Maybe he wants to be liked too much. After all, he chased John Cleese, after the fax episode, and dined him till he was won over. But if he wanted to be loved, he wouldn't take on the Arts Council job. It's like breaking up a family row as an outsider. The only thing that's going to get the warring arts world factions together is turning on him.

Won't he even acknowledge that the work-shy image is something of a pose now? He shakes his head. It's a question of balance, he says. 'If something comes up that requires seven-day working, like the Forte bid, then I will do it. But it rarely does. I think many people just use work as a way of not confronting themselves.'

He smiles broadly, confident in the strength of his argument. You can't knock it. No wonder some City analysts used to call him the Fairground Hypnotist. He is beguiling; a master of persuasion.

He will need all of that and more at the Arts Council. I would bet that at times over the next few years, digging the garden at his converted deanery in Donegal every weekend, Robinson is going to ask himself whether it really is worth all the effort.

I wonder what he will decide? Clearly he likes challenges.

No way has yet been invented to say goodbye to them.
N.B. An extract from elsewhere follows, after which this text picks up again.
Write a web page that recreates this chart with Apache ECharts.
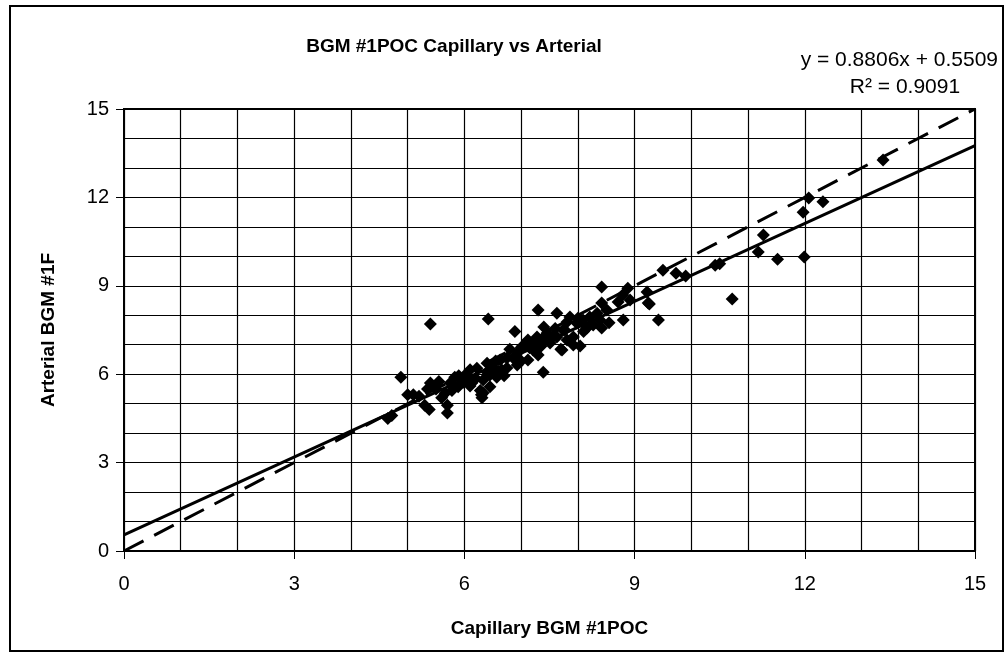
<!DOCTYPE html>
<html>
<head>
<meta charset="utf-8">
<script src="https://cdn.jsdelivr.net/npm/echarts@6/dist/echarts.min.js"></script>
<style>
html,body{margin:0;padding:0;background:#fff;}
#chart{width:1007px;height:654px;}
</style>
</head>
<body>
<div id="chart"></div>
<script>
// ---- data ----
const capX = [4.65,4.72,4.88,5.0,5.1,5.2,5.3,5.38,5.4,5.35,5.4,5.5,5.55,5.6,5.66,5.7,5.7,5.75,5.78,5.83,
  5.89,5.95,5.98,6.06,6.1,6.13,6.2,6.22,6.28,6.3,6.33,6.31,6.33,6.4,6.4,6.42,6.45,6.45,6.5,6.55,
  6.57,6.6,6.63,6.66,6.7,6.75,6.75,6.8,6.86,6.89,6.93,6.95,7.0,7.05,7.12,7.12,7.15,7.21,7.25,7.28,
  7.3,7.3,7.35,7.37,7.39,7.42,7.46,7.51,7.55,7.63,7.63,7.7,7.72,7.74,7.77,7.81,7.81,7.86,7.92,7.92,
  7.98,8.04,8.09,8.1,8.16,8.21,8.27,8.34,8.39,8.42,8.42,8.42,8.51,8.55,8.71,8.79,8.8,8.88,8.92,9.22,
  9.24,9.26,9.42,9.5,9.73,9.9,10.42,10.5,10.72,11.18,11.27,11.52,11.99,11.97,12.07,12.32,13.38,7.0,6.1,6.0,
  5.9,7.6,7.4,8.0];
const artY = [4.5,4.6,5.9,5.3,5.3,5.25,4.95,4.8,7.7,5.5,5.7,5.5,5.75,5.2,5.35,4.95,4.68,5.7,5.45,5.9,
  5.57,5.8,5.73,5.9,5.6,5.7,5.85,6.2,5.45,5.3,5.36,5.2,5.8,6.37,6.07,7.87,5.97,5.57,6.24,6.45,
  5.9,6.1,6.48,6.14,5.95,6.55,6.21,6.85,6.55,7.45,6.31,6.75,6.9,7.0,6.48,7.16,6.9,6.82,7.05,7.26,
  6.65,8.18,6.95,7.09,6.07,7.3,7.4,7.06,7.25,7.26,8.07,6.85,6.82,7.5,7.5,7.16,7.77,7.94,7.26,6.99,
  7.74,6.96,7.84,7.45,7.57,7.94,7.67,8.07,7.84,8.42,7.57,8.96,8.18,7.75,8.45,8.69,7.84,8.92,8.52,8.79,
  8.42,8.38,7.84,9.53,9.43,9.33,9.7,9.75,8.55,10.15,10.72,9.9,9.98,11.5,11.98,11.85,13.27,6.45,6.15,5.95,
  5.95,7.55,7.6,7.9];
const trendSlope = 0.8806;
const trendIntercept = 0.5509;
const axisRange = [0, 15];
const tickLabels = ['0','3','6','9','12','15'];
const titleText = 'BGM #1POC Capillary vs Arterial';
const eqText = 'y = 0.8806x + 0.5509';
const r2Text = 'R\u00B2 = 0.9091';
const xName = 'Capillary BGM #1POC';
const yName = 'Arterial BGM #1F';

// ---- build ----
const points = capX.map((x, i) => [x, artY[i]]);
const trendLine = axisRange.map(x => [x, trendSlope * x + trendIntercept]);
const identityLine = axisRange.map(x => [x, x]);
const FONT = "'Liberation Sans', Arial, sans-serif";

const chart = echarts.init(document.getElementById('chart'), null, {renderer: 'canvas'});

const valueAxis = (name, nameGap, labelMargin) => ({
  type: 'value',
  min: 0, max: 15, interval: 3,
  name: name,
  nameLocation: 'middle',
  nameGap: nameGap,
  nameTextStyle: {fontFamily: FONT, fontSize: 19, fontWeight: 'bold', color: '#000'},
  axisLine: {show: true, onZero: false, lineStyle: {color: '#000', width: 2}},
  axisTick: {show: true, inside: false, length: 8, lineStyle: {color: '#000', width: 1}},
  axisLabel: {
    fontFamily: FONT, fontSize: 20, color: '#000', margin: labelMargin,
    formatter: v => tickLabels.includes(String(v)) ? String(v) : ''
  },
  splitLine: {show: true, lineStyle: {color: '#000', width: 1.2}},
  minorTick: {show: false, splitNumber: 3},
  minorSplitLine: {show: true, lineStyle: {color: '#000', width: 1.2}}
});

chart.setOption({
  backgroundColor: '#fff',
  animation: false,
  title: [
    {text: titleText, left: 449, top: 32, textAlign: 'center',
     textStyle: {fontFamily: FONT, fontSize: 19, fontWeight: 'bold', color: '#000'}},
    {text: eqText, right: 4, top: 45,
     textStyle: {fontFamily: FONT, fontSize: 21, fontWeight: 'normal', color: '#000'}},
    {text: r2Text, left: 900, top: 72, textAlign: 'center',
     textStyle: {fontFamily: FONT, fontSize: 21, fontWeight: 'normal', color: '#000'}}
  ],
  grid: {left: 124, right: 32, top: 109, bottom: 103, show: true, borderColor: '#000', borderWidth: 2, containLabel: false},
  xAxis: valueAxis(xName, 68, 23),
  yAxis: valueAxis(yName, 66, 15),
  graphic: [
    {type: 'rect', shape: {x: 10, y: 6, width: 993, height: 645}, style: {fill: 'none', stroke: '#000', lineWidth: 2}, silent: true, z: -1}
  ],
  series: [
    {type: 'line', data: identityLine, symbol: 'none', z: 3,
     lineStyle: {color: '#000', width: 3, type: [22, 12]}},
    {type: 'line', data: trendLine, symbol: 'none', z: 3,
     lineStyle: {color: '#000', width: 3, type: 'solid'}},
    {type: 'scatter', data: points, symbol: 'diamond', symbolSize: 13, z: 4,
     itemStyle: {color: '#000', opacity: 1}}
  ]
});
</script>
</body>
</html>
1948: born 23 October in Dunfanaghy, Co Donegal

1960: St Mary's College, Castlehead, Lancashire

1965-70: cost clerk to works accountant, Lesney Toys

1974: controller, Lex Industrial Distribution and Hire

1980-83: finance director to MD, Coca-Cola S Bottlers

1984: managing director, GrandMet Contract Services

1987: chief executive, Compass Group

1991-95: chief executive to chairman, Granada Group

1998: chairman, Arts Council of England.